Die AKP verliert die absolute Mehrheit

Na endlich

Bei den Parlamentswahlen in der Türkei hat Recep Tayyip Erdoğans AKP die absolute Mehrheit verloren.

Die Türkei hat die Kurve gekriegt. Die absolute Mehrheit der islamisch-konservativen Partei für Gerechtigkeit und Fortschritt (AKP) ist gebrochen. Der Traum des Präsidenten Recep Tayyip Erdoğan von einem Präsidialsystem bleibt un­erfüllt. Die Erleichterung war Anfang dieser Woche überall spürbar. »#Wir lassen es nicht zu, dass du der große Chef wirst« war der geläufigste Hashtag auf den Plattformen der sozialen Medien, der bei diesen Wahlen erstmalig eine breite Opposition aus Kurden, Kemalisten, Anarchisten, Rechten und Linken vereinte. »#Wir haben es nicht zugelassen!« zwitscherte es am Montag durch die Türkei.
Gebannt verfolgten die Vertreter der Taksim-Plattform am Sonntagabend im Szene-Club »Muaf«, einem Treffpunkt der Opposition, die Hochrechnungen. Die Künstlerin Selda Asal hopste auf­geregt von einem Bein auf das andere. Sie hat in Kağıthane, einem der Bezirke, in dem Anhänger wie Gegner der AKP stark sind, die Stimmabgabe beobachtet. »Ich hatte Gebäck mitgenommen, um Spannungen vorzubeugen«, strahlt sie verschmitzt. »Niemand hat sich irgendeine Unregelmäßigkeit erlaubt.«
Das war nicht überall so.
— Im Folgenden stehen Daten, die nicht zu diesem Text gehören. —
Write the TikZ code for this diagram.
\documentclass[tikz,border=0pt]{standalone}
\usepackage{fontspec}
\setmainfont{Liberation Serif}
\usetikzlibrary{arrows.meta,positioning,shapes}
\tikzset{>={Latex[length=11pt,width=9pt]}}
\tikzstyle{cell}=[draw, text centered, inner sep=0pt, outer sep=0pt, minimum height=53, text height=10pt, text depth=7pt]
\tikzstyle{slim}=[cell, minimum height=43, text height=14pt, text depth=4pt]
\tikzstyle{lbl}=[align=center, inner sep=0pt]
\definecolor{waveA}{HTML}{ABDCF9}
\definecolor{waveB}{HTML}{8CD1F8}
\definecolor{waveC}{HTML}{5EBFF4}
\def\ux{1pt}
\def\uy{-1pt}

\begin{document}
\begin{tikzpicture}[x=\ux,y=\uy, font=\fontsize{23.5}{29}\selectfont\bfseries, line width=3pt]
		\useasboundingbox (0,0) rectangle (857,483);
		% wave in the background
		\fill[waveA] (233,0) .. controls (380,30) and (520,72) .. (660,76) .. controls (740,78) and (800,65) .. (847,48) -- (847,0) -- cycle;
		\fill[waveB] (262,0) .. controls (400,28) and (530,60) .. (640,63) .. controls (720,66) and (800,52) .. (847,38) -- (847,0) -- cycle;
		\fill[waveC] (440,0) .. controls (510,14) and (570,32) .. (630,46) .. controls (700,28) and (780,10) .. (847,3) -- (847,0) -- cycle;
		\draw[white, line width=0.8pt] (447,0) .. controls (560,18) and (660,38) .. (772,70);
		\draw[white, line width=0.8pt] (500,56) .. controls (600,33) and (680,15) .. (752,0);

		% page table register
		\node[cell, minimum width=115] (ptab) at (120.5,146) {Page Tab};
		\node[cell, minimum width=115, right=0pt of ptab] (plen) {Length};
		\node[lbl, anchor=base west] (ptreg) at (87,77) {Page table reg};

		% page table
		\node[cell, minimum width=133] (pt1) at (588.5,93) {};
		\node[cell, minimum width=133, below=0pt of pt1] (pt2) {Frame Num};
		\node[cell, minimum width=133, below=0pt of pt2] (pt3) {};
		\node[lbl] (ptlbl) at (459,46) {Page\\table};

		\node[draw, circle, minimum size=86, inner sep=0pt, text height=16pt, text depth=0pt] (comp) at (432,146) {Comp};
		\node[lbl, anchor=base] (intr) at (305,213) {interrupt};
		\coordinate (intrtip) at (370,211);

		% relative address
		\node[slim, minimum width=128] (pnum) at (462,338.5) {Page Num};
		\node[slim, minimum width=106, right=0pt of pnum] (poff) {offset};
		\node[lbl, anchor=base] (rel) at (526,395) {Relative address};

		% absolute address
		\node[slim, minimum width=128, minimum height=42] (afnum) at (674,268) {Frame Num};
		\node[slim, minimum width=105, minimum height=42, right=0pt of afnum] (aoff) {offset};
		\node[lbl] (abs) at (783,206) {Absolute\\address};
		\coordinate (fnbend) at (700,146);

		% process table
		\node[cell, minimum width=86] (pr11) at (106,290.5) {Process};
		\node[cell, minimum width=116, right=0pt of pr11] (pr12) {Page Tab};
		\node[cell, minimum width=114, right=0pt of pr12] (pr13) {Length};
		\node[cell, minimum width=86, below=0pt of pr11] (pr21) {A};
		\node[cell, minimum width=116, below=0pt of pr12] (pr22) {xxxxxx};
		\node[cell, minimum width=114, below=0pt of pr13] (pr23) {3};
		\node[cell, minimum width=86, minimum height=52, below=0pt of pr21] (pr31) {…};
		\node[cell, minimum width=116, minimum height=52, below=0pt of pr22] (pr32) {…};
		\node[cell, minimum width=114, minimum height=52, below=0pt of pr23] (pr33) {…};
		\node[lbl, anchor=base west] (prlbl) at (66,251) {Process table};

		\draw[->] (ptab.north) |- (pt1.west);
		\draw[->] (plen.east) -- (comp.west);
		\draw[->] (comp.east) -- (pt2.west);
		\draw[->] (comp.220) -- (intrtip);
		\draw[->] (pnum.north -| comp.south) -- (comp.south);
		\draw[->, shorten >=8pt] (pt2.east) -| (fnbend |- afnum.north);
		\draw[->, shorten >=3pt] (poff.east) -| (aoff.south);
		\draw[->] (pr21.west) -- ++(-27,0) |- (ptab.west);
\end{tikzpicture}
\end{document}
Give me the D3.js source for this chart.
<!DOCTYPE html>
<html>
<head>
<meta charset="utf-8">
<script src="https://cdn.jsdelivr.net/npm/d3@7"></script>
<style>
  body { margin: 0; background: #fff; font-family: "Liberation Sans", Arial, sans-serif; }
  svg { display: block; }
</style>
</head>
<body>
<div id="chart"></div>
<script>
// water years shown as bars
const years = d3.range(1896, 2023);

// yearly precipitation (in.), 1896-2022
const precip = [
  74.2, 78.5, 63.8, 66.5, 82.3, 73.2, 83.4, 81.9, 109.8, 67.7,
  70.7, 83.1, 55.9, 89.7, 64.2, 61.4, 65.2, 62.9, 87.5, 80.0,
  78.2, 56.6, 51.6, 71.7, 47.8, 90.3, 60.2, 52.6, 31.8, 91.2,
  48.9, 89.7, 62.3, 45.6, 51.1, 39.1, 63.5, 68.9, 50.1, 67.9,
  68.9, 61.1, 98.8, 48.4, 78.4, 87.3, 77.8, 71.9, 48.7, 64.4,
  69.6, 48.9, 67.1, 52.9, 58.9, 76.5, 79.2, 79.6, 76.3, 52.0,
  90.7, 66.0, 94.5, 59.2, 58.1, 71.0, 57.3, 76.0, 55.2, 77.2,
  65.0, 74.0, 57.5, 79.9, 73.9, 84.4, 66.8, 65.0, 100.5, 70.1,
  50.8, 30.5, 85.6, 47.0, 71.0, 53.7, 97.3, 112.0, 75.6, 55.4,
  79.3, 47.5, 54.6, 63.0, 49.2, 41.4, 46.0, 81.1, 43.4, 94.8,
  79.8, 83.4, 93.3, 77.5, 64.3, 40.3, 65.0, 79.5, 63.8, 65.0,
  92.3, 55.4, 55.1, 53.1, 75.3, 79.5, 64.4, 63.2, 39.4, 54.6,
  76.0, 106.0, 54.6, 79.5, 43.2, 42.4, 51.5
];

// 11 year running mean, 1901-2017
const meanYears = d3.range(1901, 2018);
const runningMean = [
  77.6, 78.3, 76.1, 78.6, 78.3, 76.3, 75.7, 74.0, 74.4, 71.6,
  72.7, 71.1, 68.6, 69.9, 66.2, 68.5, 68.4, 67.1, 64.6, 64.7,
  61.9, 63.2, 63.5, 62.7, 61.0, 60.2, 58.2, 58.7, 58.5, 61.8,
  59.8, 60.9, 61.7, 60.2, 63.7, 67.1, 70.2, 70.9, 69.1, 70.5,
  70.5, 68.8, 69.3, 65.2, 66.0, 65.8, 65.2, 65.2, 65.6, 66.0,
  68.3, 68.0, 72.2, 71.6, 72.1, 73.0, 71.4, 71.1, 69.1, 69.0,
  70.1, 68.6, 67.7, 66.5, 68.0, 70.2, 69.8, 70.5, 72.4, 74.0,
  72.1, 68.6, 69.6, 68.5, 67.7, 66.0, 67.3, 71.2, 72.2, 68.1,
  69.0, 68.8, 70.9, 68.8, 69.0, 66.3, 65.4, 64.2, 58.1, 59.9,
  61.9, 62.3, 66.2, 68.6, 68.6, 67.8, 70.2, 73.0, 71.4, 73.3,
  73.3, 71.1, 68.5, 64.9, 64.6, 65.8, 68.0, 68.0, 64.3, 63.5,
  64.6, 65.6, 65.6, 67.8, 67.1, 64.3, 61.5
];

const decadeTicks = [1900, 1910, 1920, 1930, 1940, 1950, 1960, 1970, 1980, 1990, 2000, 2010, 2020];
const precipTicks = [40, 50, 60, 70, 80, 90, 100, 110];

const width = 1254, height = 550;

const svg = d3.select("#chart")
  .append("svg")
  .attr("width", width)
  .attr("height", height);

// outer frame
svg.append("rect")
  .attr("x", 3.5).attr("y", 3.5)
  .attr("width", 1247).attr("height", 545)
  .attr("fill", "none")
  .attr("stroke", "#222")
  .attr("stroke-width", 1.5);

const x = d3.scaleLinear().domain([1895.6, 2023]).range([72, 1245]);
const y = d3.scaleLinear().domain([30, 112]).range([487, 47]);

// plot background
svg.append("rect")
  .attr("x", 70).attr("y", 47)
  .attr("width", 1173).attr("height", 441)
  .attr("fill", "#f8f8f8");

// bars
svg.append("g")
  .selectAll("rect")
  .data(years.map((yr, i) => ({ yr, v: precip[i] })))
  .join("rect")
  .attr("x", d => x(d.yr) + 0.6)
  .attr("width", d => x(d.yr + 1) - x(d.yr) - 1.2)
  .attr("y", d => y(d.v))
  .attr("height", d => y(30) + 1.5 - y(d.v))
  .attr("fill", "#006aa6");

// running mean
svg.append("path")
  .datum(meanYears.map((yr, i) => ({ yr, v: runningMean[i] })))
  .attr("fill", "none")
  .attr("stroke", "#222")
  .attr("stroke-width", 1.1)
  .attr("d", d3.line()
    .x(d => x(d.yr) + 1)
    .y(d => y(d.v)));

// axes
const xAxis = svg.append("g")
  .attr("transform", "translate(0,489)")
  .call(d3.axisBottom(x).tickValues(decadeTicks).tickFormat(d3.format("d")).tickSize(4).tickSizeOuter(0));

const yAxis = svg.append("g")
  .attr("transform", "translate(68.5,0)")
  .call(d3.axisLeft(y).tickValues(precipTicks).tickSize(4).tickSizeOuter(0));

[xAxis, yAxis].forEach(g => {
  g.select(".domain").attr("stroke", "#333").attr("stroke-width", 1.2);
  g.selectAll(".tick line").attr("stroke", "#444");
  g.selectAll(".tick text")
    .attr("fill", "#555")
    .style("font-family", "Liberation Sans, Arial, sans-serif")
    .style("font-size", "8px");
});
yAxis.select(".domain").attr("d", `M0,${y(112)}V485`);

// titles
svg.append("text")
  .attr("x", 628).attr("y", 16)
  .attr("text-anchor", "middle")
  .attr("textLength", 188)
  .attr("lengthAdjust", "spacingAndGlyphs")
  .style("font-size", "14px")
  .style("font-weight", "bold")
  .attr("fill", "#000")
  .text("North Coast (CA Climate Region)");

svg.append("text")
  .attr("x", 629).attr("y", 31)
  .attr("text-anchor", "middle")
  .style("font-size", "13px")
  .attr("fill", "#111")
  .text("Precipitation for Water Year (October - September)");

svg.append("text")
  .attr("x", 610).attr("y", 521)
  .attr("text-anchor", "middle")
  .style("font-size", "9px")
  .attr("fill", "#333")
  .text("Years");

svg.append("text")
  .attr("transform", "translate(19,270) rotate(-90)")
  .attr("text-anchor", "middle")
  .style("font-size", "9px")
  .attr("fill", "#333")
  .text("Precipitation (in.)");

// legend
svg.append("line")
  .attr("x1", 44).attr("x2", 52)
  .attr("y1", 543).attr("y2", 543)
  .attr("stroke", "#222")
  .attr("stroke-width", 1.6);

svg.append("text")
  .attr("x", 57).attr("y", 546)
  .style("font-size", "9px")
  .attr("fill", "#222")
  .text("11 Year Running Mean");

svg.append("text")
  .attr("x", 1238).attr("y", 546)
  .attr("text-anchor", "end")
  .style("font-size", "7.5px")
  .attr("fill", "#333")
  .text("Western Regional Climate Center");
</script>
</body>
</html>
Schwedische Wahlbeobachter berichteten, dass sie im südostanatolischen Bingöl mit Waffen bedroht und Wähler ­genötigt wurden, die AKP zu wählen. Überdies benachteiligt das türkische Wahlsystem kleine Parteien, deren Stimmen den großen Parteien zufallen, wenn sie weniger als zehn Prozent erreichen. Doch die Demokratische Partei des Volkes (HDP) kam diesmal mit den Stimmen der Kurden, aber auch von Teilen der Gezi-Bewegung, auf 13 Prozent. Damit veränderte sie die Kräfteverhältnisse entscheidend. Die AKP ist mit etwas über 40 Prozent immer noch die stärkste Partei des Landes, aber vor vier Jahren waren es fast 50 Prozent. Es ist ihr erster schwerer Einbruch, seit sie 2001 an die Macht kam. Die kemalistische Republikanische Volkspartei (CHP) erhielt 25 Prozent, die ultranationalistische Partei der Nationalistischen Bewegung (MHP) 16 Prozent.
Theoretisch könnten CHP, MHP und HDP die AKP nun stürzen und eine Regierung bilden. Doch politischen Differenzen sind dafür zu groß. Vor allem die MHP, aber auch die CHP vertreten tra­ditionell einen türkisch definierten Nationalismus. Das wiederum hatte AKP und HDP in der Vergangenheit einander nähergebracht, denn die AKP hat eine religiöse Ausrichtung. Selda Asal ist Türkin aus Izmir, einer traditionellen Hochburg der CHP. Bei den vergangenen Kommunalwahlen hatte sie noch CHP gewählt. »Die HDP hat sich sehr lange nur die Kurdenfrage auf die Fahnen geschrieben«, sagte sie. »Der Friedensprozess erforderte Verhandlungen mit der AKP. Es kamen dann Sprüche, Erdoğan und Öcalan seien die Führer der maßgeblichen Bewegungen und nichtmuslimische Bevölkerungsgruppen die eigentlichen Minderheiten.« Selahattin Demirtaş, der Vorsitzende der HDP, sprach in diesem Wahlkampf über vielfältige Inhalte. Eine 50prozentige Frauenquote, Kandidaten aller Minderheiten und die Hervorhebung von ökologischen und sozialpolitischen Themen haben die HDP nun für oppositionelle Türkinnen wie Selda Asal wählbar gemacht. In Beyoğlu, dem Zentrum der Gezi-Bewegung, wurde am Sonntagabend gefeiert. »Wir haben es geschafft«, skandierten viele Menschen am Taksim-Platz.